Using the data below, tally the lines that include the string "page". Only the number is wanted.

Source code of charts
———
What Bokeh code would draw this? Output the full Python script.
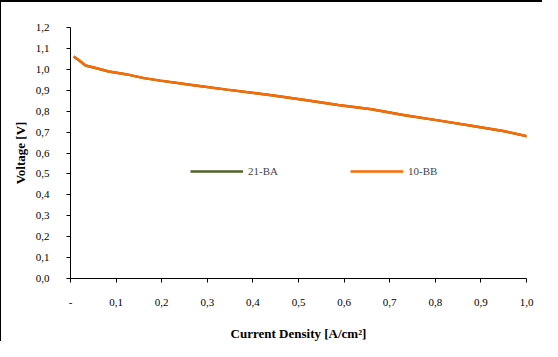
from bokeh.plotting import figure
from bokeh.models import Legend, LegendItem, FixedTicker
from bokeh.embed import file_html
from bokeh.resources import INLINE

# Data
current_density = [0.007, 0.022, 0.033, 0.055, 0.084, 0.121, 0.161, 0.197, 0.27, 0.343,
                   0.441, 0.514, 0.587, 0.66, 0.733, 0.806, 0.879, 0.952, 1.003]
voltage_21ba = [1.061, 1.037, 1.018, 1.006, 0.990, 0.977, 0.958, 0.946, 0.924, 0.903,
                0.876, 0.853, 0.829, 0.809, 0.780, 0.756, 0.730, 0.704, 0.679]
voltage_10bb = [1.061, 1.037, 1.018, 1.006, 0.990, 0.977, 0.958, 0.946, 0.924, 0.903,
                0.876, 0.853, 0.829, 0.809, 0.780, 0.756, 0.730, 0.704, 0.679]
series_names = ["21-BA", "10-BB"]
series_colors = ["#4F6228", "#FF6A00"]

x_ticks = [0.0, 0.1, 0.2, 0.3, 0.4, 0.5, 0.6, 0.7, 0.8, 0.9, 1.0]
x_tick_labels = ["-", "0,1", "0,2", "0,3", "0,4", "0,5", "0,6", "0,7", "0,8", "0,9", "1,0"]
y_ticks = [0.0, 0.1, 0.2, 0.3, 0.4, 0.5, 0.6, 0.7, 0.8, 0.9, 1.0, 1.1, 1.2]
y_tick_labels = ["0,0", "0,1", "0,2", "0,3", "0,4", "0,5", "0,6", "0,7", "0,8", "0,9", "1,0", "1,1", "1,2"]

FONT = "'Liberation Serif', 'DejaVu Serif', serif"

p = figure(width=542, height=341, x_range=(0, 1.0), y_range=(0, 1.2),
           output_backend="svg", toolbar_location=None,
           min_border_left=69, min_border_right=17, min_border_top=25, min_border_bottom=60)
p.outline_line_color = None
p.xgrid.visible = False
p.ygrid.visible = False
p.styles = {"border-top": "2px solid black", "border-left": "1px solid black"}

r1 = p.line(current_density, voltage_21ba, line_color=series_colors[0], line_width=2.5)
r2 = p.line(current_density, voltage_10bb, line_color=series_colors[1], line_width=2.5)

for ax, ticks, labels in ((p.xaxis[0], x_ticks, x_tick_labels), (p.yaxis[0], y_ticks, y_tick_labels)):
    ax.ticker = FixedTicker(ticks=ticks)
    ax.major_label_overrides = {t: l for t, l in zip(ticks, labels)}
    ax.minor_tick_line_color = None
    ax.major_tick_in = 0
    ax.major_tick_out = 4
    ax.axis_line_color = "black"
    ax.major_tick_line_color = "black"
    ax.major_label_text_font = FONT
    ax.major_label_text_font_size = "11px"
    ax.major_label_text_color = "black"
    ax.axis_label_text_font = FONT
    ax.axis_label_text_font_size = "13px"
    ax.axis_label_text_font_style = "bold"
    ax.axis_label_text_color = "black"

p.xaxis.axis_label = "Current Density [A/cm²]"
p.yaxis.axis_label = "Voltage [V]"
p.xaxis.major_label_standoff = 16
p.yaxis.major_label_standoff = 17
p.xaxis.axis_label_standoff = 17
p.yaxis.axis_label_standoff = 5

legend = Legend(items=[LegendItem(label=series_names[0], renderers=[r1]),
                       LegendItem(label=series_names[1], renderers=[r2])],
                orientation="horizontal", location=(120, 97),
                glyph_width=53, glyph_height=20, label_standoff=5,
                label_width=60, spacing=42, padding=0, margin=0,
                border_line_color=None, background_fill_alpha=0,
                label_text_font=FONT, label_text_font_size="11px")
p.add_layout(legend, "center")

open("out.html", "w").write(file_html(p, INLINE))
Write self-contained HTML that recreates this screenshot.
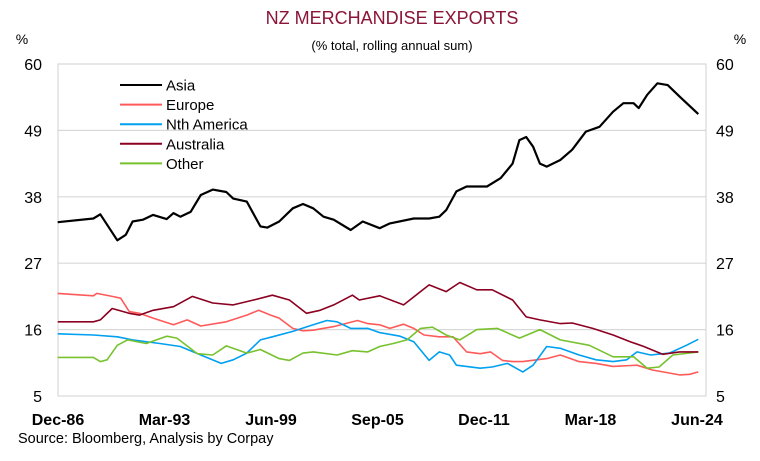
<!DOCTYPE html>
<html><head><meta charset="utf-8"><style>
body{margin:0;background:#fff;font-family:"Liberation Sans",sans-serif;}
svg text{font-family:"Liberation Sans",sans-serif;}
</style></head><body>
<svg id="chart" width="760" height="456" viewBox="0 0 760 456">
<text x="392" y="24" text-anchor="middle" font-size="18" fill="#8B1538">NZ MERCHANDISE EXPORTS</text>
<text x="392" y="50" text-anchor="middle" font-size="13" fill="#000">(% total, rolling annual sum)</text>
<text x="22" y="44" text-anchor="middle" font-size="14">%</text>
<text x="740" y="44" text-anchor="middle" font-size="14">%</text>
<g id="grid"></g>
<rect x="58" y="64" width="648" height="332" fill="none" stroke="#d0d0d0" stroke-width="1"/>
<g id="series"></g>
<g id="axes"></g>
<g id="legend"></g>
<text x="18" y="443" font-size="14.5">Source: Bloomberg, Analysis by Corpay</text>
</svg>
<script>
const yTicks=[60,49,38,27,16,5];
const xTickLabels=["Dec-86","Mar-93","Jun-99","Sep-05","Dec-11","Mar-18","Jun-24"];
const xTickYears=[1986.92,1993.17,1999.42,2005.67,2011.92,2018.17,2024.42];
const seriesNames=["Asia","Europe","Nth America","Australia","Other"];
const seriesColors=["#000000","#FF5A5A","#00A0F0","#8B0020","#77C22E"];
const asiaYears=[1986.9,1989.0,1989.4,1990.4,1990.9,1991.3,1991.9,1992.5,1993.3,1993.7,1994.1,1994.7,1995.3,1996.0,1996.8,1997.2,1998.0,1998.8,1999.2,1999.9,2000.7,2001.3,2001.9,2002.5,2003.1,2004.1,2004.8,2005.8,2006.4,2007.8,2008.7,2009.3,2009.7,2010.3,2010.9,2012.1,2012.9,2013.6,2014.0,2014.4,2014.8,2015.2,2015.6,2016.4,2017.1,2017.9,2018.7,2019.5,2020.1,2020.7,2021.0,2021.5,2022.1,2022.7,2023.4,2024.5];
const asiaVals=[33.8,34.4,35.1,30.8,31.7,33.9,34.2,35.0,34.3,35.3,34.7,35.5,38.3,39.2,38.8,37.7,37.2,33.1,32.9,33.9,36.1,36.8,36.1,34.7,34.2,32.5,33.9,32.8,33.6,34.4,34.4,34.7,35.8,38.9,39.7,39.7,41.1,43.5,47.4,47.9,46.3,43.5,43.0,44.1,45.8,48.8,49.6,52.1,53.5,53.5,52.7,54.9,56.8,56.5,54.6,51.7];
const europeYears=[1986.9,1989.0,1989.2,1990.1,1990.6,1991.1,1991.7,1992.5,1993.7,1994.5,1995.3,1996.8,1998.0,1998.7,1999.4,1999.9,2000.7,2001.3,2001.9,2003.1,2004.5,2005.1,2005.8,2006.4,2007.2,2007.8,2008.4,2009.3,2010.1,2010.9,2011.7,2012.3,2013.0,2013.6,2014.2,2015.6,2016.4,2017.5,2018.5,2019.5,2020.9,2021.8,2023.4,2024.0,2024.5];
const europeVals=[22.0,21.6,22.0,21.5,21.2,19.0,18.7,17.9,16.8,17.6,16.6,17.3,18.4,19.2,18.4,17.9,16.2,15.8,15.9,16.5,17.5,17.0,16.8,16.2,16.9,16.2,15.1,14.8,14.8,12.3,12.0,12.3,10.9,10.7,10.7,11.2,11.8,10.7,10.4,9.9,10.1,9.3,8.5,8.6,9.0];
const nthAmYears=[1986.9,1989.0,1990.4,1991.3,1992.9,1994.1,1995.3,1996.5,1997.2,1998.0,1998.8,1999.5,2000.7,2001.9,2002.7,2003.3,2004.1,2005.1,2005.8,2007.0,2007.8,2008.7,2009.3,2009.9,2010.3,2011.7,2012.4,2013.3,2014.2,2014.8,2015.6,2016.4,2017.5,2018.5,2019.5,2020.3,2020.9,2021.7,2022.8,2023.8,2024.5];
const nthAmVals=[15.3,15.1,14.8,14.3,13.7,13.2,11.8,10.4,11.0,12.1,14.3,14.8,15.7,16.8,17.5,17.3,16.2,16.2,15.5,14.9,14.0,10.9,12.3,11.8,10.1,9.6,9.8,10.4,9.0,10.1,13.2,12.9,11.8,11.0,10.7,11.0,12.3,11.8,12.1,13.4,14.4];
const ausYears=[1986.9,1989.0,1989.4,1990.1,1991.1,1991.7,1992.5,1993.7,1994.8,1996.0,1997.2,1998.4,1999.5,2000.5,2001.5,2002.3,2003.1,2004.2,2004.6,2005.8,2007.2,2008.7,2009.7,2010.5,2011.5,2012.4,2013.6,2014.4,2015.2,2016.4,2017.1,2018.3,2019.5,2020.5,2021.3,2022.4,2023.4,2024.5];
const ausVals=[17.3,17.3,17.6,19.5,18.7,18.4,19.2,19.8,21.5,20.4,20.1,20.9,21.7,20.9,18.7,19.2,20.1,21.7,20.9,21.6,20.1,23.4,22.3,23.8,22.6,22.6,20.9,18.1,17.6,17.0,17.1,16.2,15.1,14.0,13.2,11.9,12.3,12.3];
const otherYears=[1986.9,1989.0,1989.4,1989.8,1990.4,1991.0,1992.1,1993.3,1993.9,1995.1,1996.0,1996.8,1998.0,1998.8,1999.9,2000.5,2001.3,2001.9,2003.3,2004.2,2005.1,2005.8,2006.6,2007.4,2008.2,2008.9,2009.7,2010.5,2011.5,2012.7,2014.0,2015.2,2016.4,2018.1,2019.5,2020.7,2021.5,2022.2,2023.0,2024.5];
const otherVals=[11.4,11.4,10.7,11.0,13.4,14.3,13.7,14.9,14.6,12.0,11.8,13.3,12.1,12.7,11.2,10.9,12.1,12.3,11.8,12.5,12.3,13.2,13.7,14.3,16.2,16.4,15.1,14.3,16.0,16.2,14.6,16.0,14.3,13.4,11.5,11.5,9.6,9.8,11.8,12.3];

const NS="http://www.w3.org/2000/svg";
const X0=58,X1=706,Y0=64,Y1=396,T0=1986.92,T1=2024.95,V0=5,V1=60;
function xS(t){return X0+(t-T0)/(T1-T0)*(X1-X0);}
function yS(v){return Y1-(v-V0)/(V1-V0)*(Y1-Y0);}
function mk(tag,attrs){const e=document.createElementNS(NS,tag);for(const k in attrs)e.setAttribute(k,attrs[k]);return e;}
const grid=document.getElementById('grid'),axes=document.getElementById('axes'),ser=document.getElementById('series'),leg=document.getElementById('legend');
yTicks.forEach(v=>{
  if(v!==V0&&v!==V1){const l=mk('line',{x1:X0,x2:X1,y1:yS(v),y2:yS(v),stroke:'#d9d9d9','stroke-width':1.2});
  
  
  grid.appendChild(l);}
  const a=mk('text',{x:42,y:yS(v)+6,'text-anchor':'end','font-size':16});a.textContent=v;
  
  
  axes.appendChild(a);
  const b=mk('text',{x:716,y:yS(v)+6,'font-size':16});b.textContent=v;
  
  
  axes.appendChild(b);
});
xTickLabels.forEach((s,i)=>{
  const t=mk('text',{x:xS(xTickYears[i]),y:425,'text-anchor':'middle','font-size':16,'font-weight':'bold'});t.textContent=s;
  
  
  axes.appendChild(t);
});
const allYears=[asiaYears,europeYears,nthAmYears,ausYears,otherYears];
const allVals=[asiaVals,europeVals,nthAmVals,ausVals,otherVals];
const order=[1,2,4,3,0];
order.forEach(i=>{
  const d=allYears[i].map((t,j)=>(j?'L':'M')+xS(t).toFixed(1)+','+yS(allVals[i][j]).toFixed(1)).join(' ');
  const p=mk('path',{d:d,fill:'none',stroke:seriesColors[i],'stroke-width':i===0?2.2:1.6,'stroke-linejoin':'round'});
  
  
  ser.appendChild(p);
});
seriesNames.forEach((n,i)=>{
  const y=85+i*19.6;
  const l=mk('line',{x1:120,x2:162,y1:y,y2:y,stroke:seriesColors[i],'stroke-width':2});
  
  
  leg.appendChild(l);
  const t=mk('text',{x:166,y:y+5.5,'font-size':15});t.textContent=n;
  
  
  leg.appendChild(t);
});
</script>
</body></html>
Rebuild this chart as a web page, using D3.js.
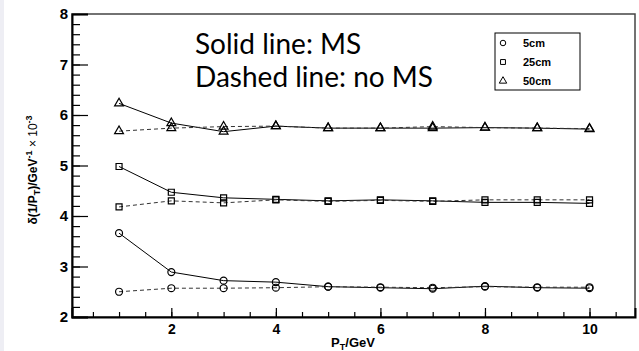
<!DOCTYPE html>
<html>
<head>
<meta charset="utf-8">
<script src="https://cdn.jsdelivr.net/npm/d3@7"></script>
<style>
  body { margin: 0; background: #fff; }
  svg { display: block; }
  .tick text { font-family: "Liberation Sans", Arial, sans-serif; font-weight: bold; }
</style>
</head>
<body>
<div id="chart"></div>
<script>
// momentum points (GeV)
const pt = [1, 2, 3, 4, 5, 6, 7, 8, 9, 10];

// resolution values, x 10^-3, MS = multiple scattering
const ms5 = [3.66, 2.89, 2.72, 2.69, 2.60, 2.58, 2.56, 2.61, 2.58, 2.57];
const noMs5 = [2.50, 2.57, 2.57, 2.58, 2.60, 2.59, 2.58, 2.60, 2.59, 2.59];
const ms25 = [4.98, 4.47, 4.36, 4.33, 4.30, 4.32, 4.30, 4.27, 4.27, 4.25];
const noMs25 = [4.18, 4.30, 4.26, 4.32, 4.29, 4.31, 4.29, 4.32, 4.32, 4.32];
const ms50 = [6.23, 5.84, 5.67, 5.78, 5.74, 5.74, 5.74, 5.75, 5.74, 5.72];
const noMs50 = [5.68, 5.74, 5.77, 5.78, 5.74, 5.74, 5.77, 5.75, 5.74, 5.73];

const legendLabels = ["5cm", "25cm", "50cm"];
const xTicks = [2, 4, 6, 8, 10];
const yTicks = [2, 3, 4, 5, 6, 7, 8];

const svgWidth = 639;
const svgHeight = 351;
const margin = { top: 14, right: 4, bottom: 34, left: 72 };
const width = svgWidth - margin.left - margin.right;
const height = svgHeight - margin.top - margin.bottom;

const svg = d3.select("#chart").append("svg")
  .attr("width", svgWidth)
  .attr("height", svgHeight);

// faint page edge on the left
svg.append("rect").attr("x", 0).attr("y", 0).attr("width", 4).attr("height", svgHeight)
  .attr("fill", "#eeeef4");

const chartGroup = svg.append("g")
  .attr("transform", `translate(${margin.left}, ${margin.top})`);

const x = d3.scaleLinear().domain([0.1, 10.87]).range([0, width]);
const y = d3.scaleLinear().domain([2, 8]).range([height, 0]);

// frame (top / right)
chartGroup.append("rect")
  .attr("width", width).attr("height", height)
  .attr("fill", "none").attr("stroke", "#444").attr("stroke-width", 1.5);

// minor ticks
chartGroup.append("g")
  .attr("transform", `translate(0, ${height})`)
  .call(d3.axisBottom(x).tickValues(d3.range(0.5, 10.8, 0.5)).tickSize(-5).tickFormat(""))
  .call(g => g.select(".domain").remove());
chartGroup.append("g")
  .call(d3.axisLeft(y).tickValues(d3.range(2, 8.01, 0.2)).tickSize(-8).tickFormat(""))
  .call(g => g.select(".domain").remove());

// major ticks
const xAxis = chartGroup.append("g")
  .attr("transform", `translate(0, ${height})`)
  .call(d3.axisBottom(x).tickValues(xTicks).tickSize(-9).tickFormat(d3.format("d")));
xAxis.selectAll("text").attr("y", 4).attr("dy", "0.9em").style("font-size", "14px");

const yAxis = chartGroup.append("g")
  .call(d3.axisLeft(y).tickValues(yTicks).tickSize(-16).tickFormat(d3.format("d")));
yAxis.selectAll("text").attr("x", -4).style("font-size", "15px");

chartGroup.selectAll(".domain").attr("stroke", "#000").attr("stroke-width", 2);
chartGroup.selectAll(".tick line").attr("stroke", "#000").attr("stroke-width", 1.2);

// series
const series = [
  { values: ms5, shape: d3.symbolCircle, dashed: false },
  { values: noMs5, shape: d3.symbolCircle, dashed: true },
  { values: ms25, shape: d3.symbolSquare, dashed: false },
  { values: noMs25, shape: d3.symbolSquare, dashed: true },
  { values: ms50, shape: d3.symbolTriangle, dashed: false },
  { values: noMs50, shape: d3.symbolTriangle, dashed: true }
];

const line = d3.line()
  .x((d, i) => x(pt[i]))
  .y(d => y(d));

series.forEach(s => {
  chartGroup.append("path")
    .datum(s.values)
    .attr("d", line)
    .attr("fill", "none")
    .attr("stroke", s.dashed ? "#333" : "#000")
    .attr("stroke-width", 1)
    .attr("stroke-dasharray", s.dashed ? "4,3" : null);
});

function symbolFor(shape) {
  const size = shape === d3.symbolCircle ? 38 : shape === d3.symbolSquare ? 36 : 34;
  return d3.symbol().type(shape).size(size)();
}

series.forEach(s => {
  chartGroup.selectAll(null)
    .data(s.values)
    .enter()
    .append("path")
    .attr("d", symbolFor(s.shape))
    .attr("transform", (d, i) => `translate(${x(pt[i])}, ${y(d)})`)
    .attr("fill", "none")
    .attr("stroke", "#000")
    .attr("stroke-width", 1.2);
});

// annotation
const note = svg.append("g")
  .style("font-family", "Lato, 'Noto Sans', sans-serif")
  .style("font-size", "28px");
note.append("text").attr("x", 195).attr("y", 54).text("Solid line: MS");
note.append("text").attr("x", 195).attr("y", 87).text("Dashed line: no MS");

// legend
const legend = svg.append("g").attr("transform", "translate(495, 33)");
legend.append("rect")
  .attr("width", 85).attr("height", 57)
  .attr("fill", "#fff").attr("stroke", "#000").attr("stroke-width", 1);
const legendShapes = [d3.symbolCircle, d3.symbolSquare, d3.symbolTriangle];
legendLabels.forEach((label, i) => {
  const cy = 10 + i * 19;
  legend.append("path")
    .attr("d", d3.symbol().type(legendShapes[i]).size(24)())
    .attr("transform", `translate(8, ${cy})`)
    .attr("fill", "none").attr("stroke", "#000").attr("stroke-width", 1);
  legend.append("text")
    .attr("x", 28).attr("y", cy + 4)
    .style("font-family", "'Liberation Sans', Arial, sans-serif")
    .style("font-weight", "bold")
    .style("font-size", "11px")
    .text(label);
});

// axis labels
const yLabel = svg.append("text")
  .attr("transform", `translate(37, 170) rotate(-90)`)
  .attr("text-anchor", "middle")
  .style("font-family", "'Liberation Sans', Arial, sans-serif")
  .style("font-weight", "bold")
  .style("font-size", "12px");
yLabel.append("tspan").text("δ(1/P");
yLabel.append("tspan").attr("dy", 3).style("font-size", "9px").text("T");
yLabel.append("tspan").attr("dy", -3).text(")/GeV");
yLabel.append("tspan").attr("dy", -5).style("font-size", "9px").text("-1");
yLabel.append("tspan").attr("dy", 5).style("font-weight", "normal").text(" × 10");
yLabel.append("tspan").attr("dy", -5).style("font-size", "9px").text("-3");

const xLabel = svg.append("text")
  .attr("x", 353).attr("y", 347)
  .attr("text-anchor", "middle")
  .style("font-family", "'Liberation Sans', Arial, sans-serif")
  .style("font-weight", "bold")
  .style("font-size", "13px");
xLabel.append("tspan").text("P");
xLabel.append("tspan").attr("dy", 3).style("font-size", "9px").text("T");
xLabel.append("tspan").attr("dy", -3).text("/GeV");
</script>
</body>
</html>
———
(SOLUTION FOR THIS EXERCISE)
2